LSI Industries (LYTS) Form 4 — Tax-Related Sale and Option Schedule for CFO
Rhea-AI Filing Summary
James E. Galeese, Executive VP and CFO of LSI Industries Inc. (LYTS), reported a Section 16 Form 4 disclosing insider transactions on 08/27/2025. The filing shows a sale of 6,064 common shares at $23.08 to cover taxes upon vesting of restricted stock units and performance share units. Following the reported transactions, Mr. Galeese beneficially owns 173,288 common shares. The filing also lists previously reported holdings of 60,000, 38,000, 43,898, 75,606, and 22,586 stock options with exercise prices ranging from $3.83 to $9.15, and vesting schedules described in the form.
Positive
- Transaction disclosed as tax-related disposition, indicating routine liquidity to satisfy withholding on vested RSUs/PSUs
- Substantial remaining ownership via options and shares (total beneficial ownership reported as 173,288 shares)
- Detailed option schedules and strike prices provided, improving transparency about future dilution and insider incentives
- Filing signed by attorney-in-fact, indicating procedural compliance
Negative
- Sale of 6,064 shares at $23.08 reduced direct share holdings (explicit sale reported)
- Form shows multiple outstanding options that could lead to future dilution if exercised
Insights
TL;DR: Routine tax-related share disposition by the CFO; significant option holdings remain, so ownership alignment persists.

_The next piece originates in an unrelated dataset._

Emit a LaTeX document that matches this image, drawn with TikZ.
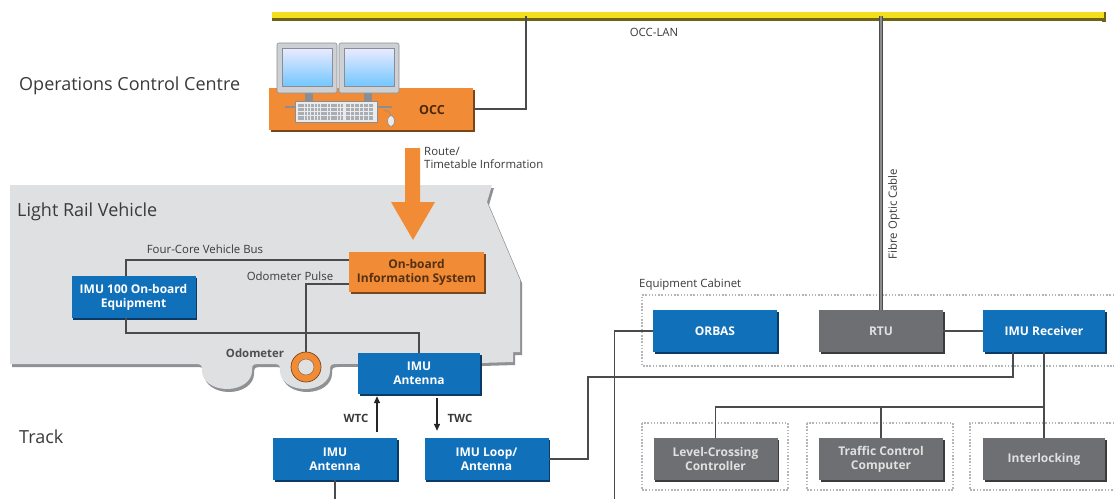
\documentclass[tikz,border=0pt]{standalone}
\usepackage{fontspec}
\setmainfont{Open Sans}
\usetikzlibrary{shadows,calc,arrows.meta}

\definecolor{sblue}{HTML}{1170BA}
\definecolor{sblueD}{HTML}{0B3A66}
\definecolor{sorange}{HTML}{F28B35}
\definecolor{sorangeD}{HTML}{7A4519}
\definecolor{sgray}{HTML}{6E6F72}
\definecolor{sgrayD}{HTML}{3A3B3D}
\definecolor{wirec}{HTML}{4A4B4D}
\definecolor{txt}{HTML}{3A3A3A}
\definecolor{bodyc}{HTML}{DEE0E2}
\definecolor{bodyD}{HTML}{8F9194}
\definecolor{lanY}{HTML}{F3DF1E}
\definecolor{lanD}{HTML}{6E6414}
\definecolor{cabc}{HTML}{B3B5B8}
\definecolor{devc}{HTML}{CDD1D6}
\definecolor{devD}{HTML}{8A8E93}
\definecolor{keyc}{HTML}{A9AEB4}

\newcommand{\lrvoutline}{(10,185) -- (492,185) -- (487,202) -- (520,280) -- (520,352)
  -- (513,352) -- (513,362) -- (480,363) -- (336,364)
  .. controls (330,364) and (330,366) .. (330,371)
  .. controls (330,381) and (319,389) .. (305,389)
  .. controls (291,389) and (280,381) .. (280,371)
  .. controls (280,366) and (280,364) .. (274,364)
  -- (258,364)
  .. controls (252,364) and (252,366) .. (252,371)
  .. controls (252,381) and (241,389) .. (227,389)
  .. controls (213,389) and (202,381) .. (202,371)
  .. controls (202,366) and (202,364) .. (196,364)
  -- (10,364) -- cycle}

\tikzset{
  box/.style={minimum width=124pt, minimum height=42pt, inner sep=1pt, align=center,
    font=\fontsize{12}{14}\selectfont\bfseries},
  bluebox/.style={box, fill=sblue, text=white,
    drop shadow={shadow xshift=1.6pt, shadow yshift=-2pt, opacity=1, fill=sblueD}},
  graybox/.style={box, fill=sgray, text=black!12,
    drop shadow={shadow xshift=1.6pt, shadow yshift=-2pt, opacity=1, fill=sgrayD}},
  orangebox/.style={box, fill=sorange, text=sorangeD!70!black,
    drop shadow={shadow xshift=1.6pt, shadow yshift=-2pt, opacity=1, fill=sorangeD}},
  wire/.style={draw=wirec, line width=1.3pt},
  cabinet/.style={draw=cabc, line width=1.2pt, dash pattern=on 1.5pt off 1.7pt},
  lbl/.style={text=txt, inner sep=0pt, font=\fontsize{11.4}{13.2}\selectfont},
  bold lbl/.style={text=txt, inner sep=0pt, font=\fontsize{11.4}{13.2}\selectfont\bfseries},
  big/.style={text=txt, inner sep=0pt, font=\fontsize{18}{21}\selectfont},
}

\begin{document}
\begin{tikzpicture}[x=1pt,y=-1pt]
\useasboundingbox (0,0) rectangle (1114,499);
\fill[white] (0,0) rectangle (1114,499);

% ---------------- OCC-LAN backbone ----------------
\coordinate (lanL) at (272,16);
\coordinate (lanR) at (1106,16);
\coordinate (lanTap) at (526,16);
\fill[lanD] (272,16) rectangle (1106,21);
\fill[lanD] (1102,12) rectangle (1106,22);
\fill[lanY] (272,12) rectangle (1104,17.5);
\node[lbl] (lanlbl) at (654,32) {OCC-LAN};

% ---------------- Operations Control Centre ----------------
\node[big, anchor=west] (occlbl) at (19,86) {Operations Control Centre};
\node[box, minimum width=204pt, minimum height=42pt, fill=sorange,
  drop shadow={shadow xshift=1.6pt, shadow yshift=-2pt, opacity=1, fill=sorangeD}] (occ) at (371,109) {};
\draw[wire] (occ.east) -| (lanTap);

% workstation: monitors, keyboard, mouse
\fill[devD] (305,92) rectangle (313,101);
\fill[devD] (364,92) rectangle (372,101);
\draw[devD, line width=1.4pt] (285,107) -- (392,107);
\foreach \mx in {277,339}{
  \filldraw[fill=devc, draw=devD, line width=0.6pt, rounded corners=2pt] (\mx,43) rectangle ++(60,50);
  \shade[top color=blue!8!white, bottom color=blue!40!cyan!55!white, draw=devD, line width=0.4pt]
    (\mx+5,48) rectangle ++(50,38);
}
\filldraw[fill=black!8, draw=devD, line width=0.6pt] (295,101) rectangle (377,122);
\foreach \r in {0,...,3}{
  \foreach \c in {0,...,13}{
    \fill[keyc] (298+\c*3.3, 103.5+\r*4.3) rectangle ++(2.5,3.1);
  }
  \foreach \c in {0,...,5}{
    \fill[keyc] (346+\c*4.6, 103.5+\r*4.3) rectangle ++(3.6,3.1);
  }
}
\draw[devD, line width=0.6pt] (384,110) .. controls (389,111) and (391,113) .. (391,116);
\filldraw[fill=black!8, draw=devD, line width=0.6pt] (391,121) ellipse [x radius=3.6, y radius=5.5];
\node[bold lbl, font=\fontsize{12.5}{14}\selectfont\bfseries, text=sorangeD!60!black] (occtxt) at (432,110) {OCC};

% ---------------- Light rail vehicle ----------------
\fill[bodyD, shift={(2,3)}] \lrvoutline;
\fill[bodyc] \lrvoutline;
\node[big, anchor=west] (lrvlbl) at (17,212) {Light Rail Vehicle};

% route / timetable information arrow
\fill[sorange] (405,148) -- (420,148) -- (420,202) -- (435,202) -- (413,240)
  -- (391,202) -- (405,202) -- cycle;
\node[lbl, anchor=north west, align=left] (routelbl) at (424,147) {Route/\\Timetable Information};

% on-board units
\node[bluebox] (imu100) at (133.5,297) {IMU 100 On-board\\Equipment};
\node[orangebox, minimum width=135pt, minimum height=40pt] (obis) at (416.5,272) {On-board\\Information System};
\node[bluebox, minimum width=122pt, minimum height=41pt] (antV) at (419,373.5) {IMU\\Antenna};
\node[circle, minimum size=30pt, inner sep=0pt] (odo) at (306,367) {};

\coordinate (busTop) at (126,260);
\coordinate (busBot) at (126,333);
\coordinate (pulse) at (306,284);
\draw[wire] (imu100.north -| busTop) |- (obis.west |- busTop);
\draw[wire] (imu100.south -| busBot) -- (busBot) -| (antV.north);
\draw[wire] (obis.west |- pulse) -| (odo.north);
\node[lbl, anchor=south] (buslbl) at (205,254) {Four-Core Vehicle Bus};
\node[lbl, anchor=south] (pulselbl) at (290,281) {Odometer Pulse};

% odometer wheel sensor
\fill[sorange, even odd rule] (odo.center) circle [radius=15] (odo.center) circle [radius=8];
\draw[sorangeD, line width=0.7pt] (odo.center) circle [radius=15];
\draw[sorangeD!80, line width=0.5pt] (odo.center) circle [radius=8];
\node[bold lbl, text=txt!90] (odolbl) at (255,353) {Odometer};

% ---------------- Track ----------------
\node[big, anchor=west] (tracklbl) at (19,437) {Track};
\node[bluebox] (antT) at (335,459) {IMU\\Antenna};
\node[bluebox] (loop) at (486.5,459) {IMU Loop/\\Antenna};

\coordinate (wtc) at (377,0);
\coordinate (twc) at (437,0);
\draw[draw=black!85, line width=1.3pt, -{Triangle[length=7pt,width=6pt]}, shorten <=6pt, shorten >=2pt]
  (antT.north -| wtc) -- (antV.south -| wtc);
\draw[draw=black!85, line width=1.3pt, -{Triangle[length=7pt,width=6pt]}, shorten <=4pt, shorten >=7pt]
  (antV.south -| twc) -- (loop.north -| twc);
\node[bold lbl] (wtclbl) at (356,418) {WTC};
\node[bold lbl] (twclbl) at (460,418) {TWC};

% ---------------- Equipment cabinet ----------------
\node[lbl, anchor=west] (cablbl) at (639,285) {Equipment Cabinet};
\draw[cabinet] (1114,295) -- (642,295) -- (642,366) -- (1114,366);
\draw[cabinet] (642,423) rectangle (788,490);
\draw[cabinet] (807,423) rectangle (953,490);
\draw[cabinet] (1114,423) -- (970,423) -- (970,490) -- (1114,490);

\node[bluebox] (orbas) at (715,331) {ORBAS};
\node[graybox] (rtu) at (881,331) {RTU};
\node[bluebox, minimum width=122pt] (rx) at (1044,331) {IMU Receiver};
\node[graybox] (lcc) at (715.5,459) {Level-Crossing\\Controller};
\node[graybox] (tcc) at (881,459) {Traffic Control\\Computer};
\node[graybox, minimum width=122pt] (ilk) at (1044,459) {Interlocking};

% fibre optic cable from the LAN to the RTU
\draw[draw=black!70, line width=4pt] (rtu.north) -- (rtu.north |- lanL);
\draw[draw=black!45, line width=2pt] (rtu.north) -- (rtu.north |- lanL);
\node[lbl, rotate=90] (fibrelbl) at (894,214) {Fibre Optic Cable};

% field wiring
\coordinate (trunk) at (588,377);
\coordinate (rxA) at (1013,0);
\coordinate (dist) at (0,407);
\coordinate (bottomEdge) at (0,499);
\draw[wire] (rtu.east) -- (rx.west);
\draw[wire] (loop.east) -| (trunk) -| (rx.south -| rxA);
\draw[wire] (orbas.west) -| ($(orbas.west |- bottomEdge) + (-38,0)$);
\draw[wire] (antT.south) -- (antT.south |- bottomEdge);
\draw[wire] (rx.south) -- (ilk.north);
\draw[wire] (lcc.north) |- (rx.south |- dist);
\draw[wire] (tcc.north) -- (tcc.north |- dist);
\end{tikzpicture}
\end{document}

The Form 4 shows a 6,064-share sale at $23.08 explicitly described as payment of taxes on vested RSUs/PSUs, which is a common liquidity event and not a broad divestiture. Post-transaction beneficial ownership is 173,288 shares, and material option positions remain outstanding across multiple strike prices and vesting schedules. For investors, this reads as routine insider tax-selling rather than an indicator of a change in confidence.
TL;DR: Disclosure appears complete and timely; transactions are identified as tax-related and prior option grants are documented.

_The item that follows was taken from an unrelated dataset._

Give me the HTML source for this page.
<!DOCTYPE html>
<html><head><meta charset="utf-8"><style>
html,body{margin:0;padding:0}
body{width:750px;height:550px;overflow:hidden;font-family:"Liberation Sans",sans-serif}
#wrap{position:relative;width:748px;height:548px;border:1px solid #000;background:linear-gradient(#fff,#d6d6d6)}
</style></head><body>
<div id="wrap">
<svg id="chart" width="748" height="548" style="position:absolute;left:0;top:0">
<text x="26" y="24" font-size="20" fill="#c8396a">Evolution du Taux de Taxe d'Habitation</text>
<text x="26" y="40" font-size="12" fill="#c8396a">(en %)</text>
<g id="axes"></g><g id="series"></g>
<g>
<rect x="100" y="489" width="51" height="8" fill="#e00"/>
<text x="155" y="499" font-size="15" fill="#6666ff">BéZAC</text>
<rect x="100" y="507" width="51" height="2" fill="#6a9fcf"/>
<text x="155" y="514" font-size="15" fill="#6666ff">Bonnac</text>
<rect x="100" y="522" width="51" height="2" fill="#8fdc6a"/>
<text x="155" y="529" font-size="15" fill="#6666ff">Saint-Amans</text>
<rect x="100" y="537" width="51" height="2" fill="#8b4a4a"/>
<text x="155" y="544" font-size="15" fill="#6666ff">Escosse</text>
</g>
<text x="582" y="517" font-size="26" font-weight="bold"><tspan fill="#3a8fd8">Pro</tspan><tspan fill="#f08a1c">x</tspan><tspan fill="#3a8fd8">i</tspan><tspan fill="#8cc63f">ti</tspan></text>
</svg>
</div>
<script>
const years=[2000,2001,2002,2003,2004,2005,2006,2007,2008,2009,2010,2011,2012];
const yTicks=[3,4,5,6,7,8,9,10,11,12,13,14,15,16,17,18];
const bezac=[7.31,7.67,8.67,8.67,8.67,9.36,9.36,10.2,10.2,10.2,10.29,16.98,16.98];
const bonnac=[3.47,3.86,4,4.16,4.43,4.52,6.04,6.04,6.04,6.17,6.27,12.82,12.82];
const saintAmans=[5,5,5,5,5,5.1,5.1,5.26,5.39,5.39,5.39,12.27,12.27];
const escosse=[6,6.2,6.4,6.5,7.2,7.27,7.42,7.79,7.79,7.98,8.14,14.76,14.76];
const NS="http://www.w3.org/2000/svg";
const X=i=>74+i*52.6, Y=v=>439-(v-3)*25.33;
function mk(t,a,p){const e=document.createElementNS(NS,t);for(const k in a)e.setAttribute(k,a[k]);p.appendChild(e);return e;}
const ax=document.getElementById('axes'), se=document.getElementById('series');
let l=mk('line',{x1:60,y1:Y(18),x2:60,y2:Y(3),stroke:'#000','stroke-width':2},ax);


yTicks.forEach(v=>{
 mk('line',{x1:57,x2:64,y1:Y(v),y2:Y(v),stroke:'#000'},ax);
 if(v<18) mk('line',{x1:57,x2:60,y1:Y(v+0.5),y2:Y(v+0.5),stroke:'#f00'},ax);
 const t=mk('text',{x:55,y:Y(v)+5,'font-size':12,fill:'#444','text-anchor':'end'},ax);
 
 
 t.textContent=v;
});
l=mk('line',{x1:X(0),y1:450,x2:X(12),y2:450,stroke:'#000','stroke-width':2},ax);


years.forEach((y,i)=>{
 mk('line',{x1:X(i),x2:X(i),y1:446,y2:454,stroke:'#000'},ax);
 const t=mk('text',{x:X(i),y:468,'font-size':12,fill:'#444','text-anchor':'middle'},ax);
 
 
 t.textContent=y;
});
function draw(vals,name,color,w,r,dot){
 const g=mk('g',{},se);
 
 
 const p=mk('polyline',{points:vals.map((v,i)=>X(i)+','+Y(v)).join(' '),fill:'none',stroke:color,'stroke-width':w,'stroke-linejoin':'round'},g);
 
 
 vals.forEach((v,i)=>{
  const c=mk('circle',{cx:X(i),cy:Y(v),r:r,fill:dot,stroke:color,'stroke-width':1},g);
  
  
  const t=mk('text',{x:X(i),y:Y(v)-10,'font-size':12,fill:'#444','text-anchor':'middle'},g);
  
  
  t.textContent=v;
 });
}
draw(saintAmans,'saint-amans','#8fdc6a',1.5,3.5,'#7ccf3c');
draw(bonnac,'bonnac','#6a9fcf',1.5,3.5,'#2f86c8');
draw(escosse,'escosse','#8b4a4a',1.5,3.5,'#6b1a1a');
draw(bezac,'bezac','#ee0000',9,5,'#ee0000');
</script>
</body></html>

The filing includes clear statements about the nature of the dispositions (tax withholding on vesting) and documents existing derivative holdings with vesting terms. The signature by an attorney-in-fact is provided. There are no disclosures of new grants or unusual arrangements in this Form 4; this is a standard Section 16 reporting event consistent with compensation vesting.